“As my sufferings mounted I soon realized that there were two ways in which I could respond to my situation — either to react with bitterness or seek to transform the suffering into a creative force. I decided to follow the latter course.”
~ Martin Luther King Jr.
When do you accept your current circumstances, and when do you keep fighting for change?
As someone who has lived with chronic illness and limitation for much of their life, this is a question I often ask myself.
I’m off to a new doctor today. Well, not so new. I’ve seen them twice before. I hesitate to write anything else at all about them, such is the culture of bullying and persecution that exists for doctors brave enough to diagnose and treat lyme disease here in Australia.
Anyway…
I saw my first lyme doctor back in 2013. They treated me with a hardcore regime of antibiotics and antibacterials, supplements and diet – saving my life and reversing many of my symptoms. But their practice was closed down fourteen months later, leaving me part-way through my treatment protocol and scrambling to find competent care.
I finally found another doctor to take me on.
Only to have that practice close down too.
I managed to cobble together a treatment plan and find other doctors who would treat me ‘under the radar’ but who couldn’t prescribe the drugs I needed to complete my treatment.
I improved a little more, and stabilised.
But slowly the old symptoms began to return, no matter what I did. Peripheral neuropathy, pain, rashes, facial numbness, exhaustion, mental confusion, neurological incontinence and lyme bladder, terrible headaches, eye pain, loss of vision, impaired balance, slow reflexes, sleep disturbance, fevers, sweats, heart problems.

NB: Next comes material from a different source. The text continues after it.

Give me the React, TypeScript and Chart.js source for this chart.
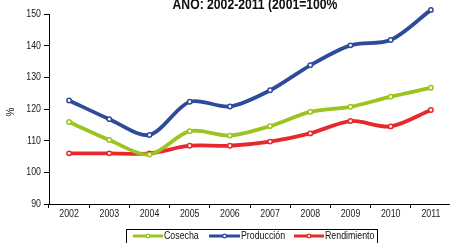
import React, { useEffect, useRef } from "react";
import { Chart, registerables } from "chart.js";

Chart.register(...registerables);

const years = ["2002", "2003", "2004", "2005", "2006", "2007", "2008", "2009", "2010", "2011"];
const cosecha = [115.9, 110.2, 105.6, 113.0, 111.6, 114.6, 119.1, 120.7, 123.9, 126.7];
const produccion = [122.7, 116.8, 111.8, 122.3, 120.8, 125.9, 133.8, 140.1, 141.8, 151.3];
const rendimiento = [106.0, 106.0, 106.0, 108.4, 108.4, 109.7, 112.3, 116.2, 114.5, 119.7];
const yTicks = [90, 100, 110, 120, 130, 140, 150];
const titleText = "AÑO: 2002-2011 (2001=100%";
const yTitle = "%";

const FONT = "'Liberation Sans', Arial, sans-serif";
const SQ = 0.8; // horizontal squeeze to mimic condensed font

function narrowText(ctx: any, text: string, x: number, y: number, align: "left" | "center" | "right", sq = SQ) {
  ctx.save();
  ctx.translate(x, y);
  ctx.scale(sq, 1);
  ctx.textAlign = align;
  ctx.fillText(text, 0, 0);
  ctx.restore();
}

const overlayPlugin = {
  id: "overlay",
  afterDraw(chart: any) {
    const ctx = chart.ctx;
    const xs = chart.scales.x;
    const ys = chart.scales.y;
    ctx.save();
    ctx.fillStyle = "#222";
    ctx.font = `11px ${FONT}`;
    ctx.textBaseline = "middle";
    years.forEach((lab, i) => {
      narrowText(ctx, lab, xs.getPixelForTick(i), 214, "center");
    });
    yTicks.forEach((v) => {
      narrowText(ctx, String(v), 41, ys.getPixelForValue(v), "right");
    });

    // title
    ctx.fillStyle = "#111";
    ctx.font = `bold 14px ${FONT}`;
    ctx.textBaseline = "alphabetic";
    narrowText(ctx, titleText, 255, 9, "center", 0.87);

    // y title
    ctx.font = `10px ${FONT}`;
    ctx.save();
    ctx.translate(11, 112);
    ctx.rotate(-Math.PI / 2);
    ctx.textBaseline = "middle";
    ctx.textAlign = "center";
    ctx.fillText(yTitle, 0, 0);
    ctx.restore();
    ctx.restore();

    // legend
    ctx.save();
    ctx.strokeStyle = "#000";
    ctx.lineWidth = 1;
    ctx.strokeRect(126.5, 229.5, 251, 30);
    const items = [
      { x0: 133, x1: 163, tx: 164 },
      { x0: 209, x1: 240, tx: 241 },
      { x0: 294, x1: 324, tx: 325 },
    ];
    const y = 236;
    chart.data.datasets.forEach((ds: any, i: number) => {
      const it = items[i];
      ctx.strokeStyle = ds.borderColor;
      ctx.lineWidth = 3;
      ctx.beginPath();
      ctx.moveTo(it.x0, y);
      ctx.lineTo(it.x1, y);
      ctx.stroke();
      ctx.beginPath();
      ctx.arc((it.x0 + it.x1) / 2, y, 1.8, 0, Math.PI * 2);
      ctx.fillStyle = "#fff";
      ctx.fill();
      ctx.lineWidth = 1.3;
      ctx.stroke();
      ctx.fillStyle = "#111";
      ctx.font = `11px ${FONT}`;
      ctx.textBaseline = "middle";
      narrowText(ctx, ds.label, it.tx, y, "left");
    });
    ctx.restore();
  },
};

export default function App() {
  const ref = useRef<HTMLCanvasElement | null>(null);
  useEffect(() => {
    if (!ref.current) return;
    const mk = (label: string, data: number[], color: string) => ({
      label,
      data,
      borderColor: color,
      backgroundColor: "#fff",
      borderWidth: 3.8,
      pointRadius: 2.2,
      pointBorderWidth: 1.5,
      pointBackgroundColor: "#fff",
      pointBorderColor: color,
      tension: 0.3,
      fill: false,
      clip: false,
    });
    const chart = new Chart(ref.current, {
      type: "line",
      data: {
        labels: years,
        datasets: [
          mk("Cosecha", cosecha, "#9CC31E"),
          mk("Producción", produccion, "#2E4B9B"),
          mk("Rendimiento", rendimiento, "#E8282B"),
        ],
      },
      options: {
        animation: false,
        responsive: false,
        maintainAspectRatio: false,
        layout: { padding: { left: 0, right: 9, top: 14, bottom: 19 } },
        plugins: { legend: { display: false }, title: { display: false }, tooltip: { enabled: false } },
        scales: {
          x: {
            offset: true,
            border: { display: true, color: "#000", width: 1 },
            grid: { offset: true, drawOnChartArea: false, drawTicks: true, tickLength: 4, color: "#000" },
            ticks: { display: false, autoSkip: false },
            afterFit(scale: any) {
              scale.height = 20;
            },
          },
          y: {
            min: 90,
            max: 150,
            border: { display: true, color: "#000", width: 1 },
            grid: { drawOnChartArea: false, drawTicks: true, tickLength: 5, color: "#000" },
            ticks: { stepSize: 10, display: false },
            afterFit(scale: any) {
              scale.width = 49;
            },
          },
        },
      },
      plugins: [overlayPlugin],
    });
    return () => chart.destroy();
  }, []);
  return (
    <div style={{ position: "fixed", left: 0, top: 0, width: 450, height: 243, overflow: "hidden", background: "#fff" }}>
      <canvas ref={ref} width={460} height={243} style={{ width: 460, height: 243, display: "block" }} />
    </div>
  );
}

Then I ended up with the flu at Easter, after which my old Lyme symptoms raged with a vengeance. My thyroid function has been almost destroyed, and my antibodies are off the chart. I have ongoing heart problems and vision disturbance which has not improved.
To have been on the road to well, and then to slide back again is terrifying.
To have gained function and then lost it again has been mental torture.
In early March, while I was in the Philipines I made the decision that I would leave Australia if necessary, to access the drugs and treatment that have been proven to lead me to recovery.
When I came home from Cebu someone in my circle directed me to this doctor, and told me they had discussed me with them, and that they would help me.
So, off I go today. I no longer even sit in a hopeful space. I am resolved and resigned. This is my new Plan A. But I have a Plan B and a Plan C too.
I know I can have a better quality of life. I’ve experienced that. And having tasted it I want more.
I’m not done fighting.
So, I’ll keep you posted. Fingers crossed this one is the last doctor I need for a long while.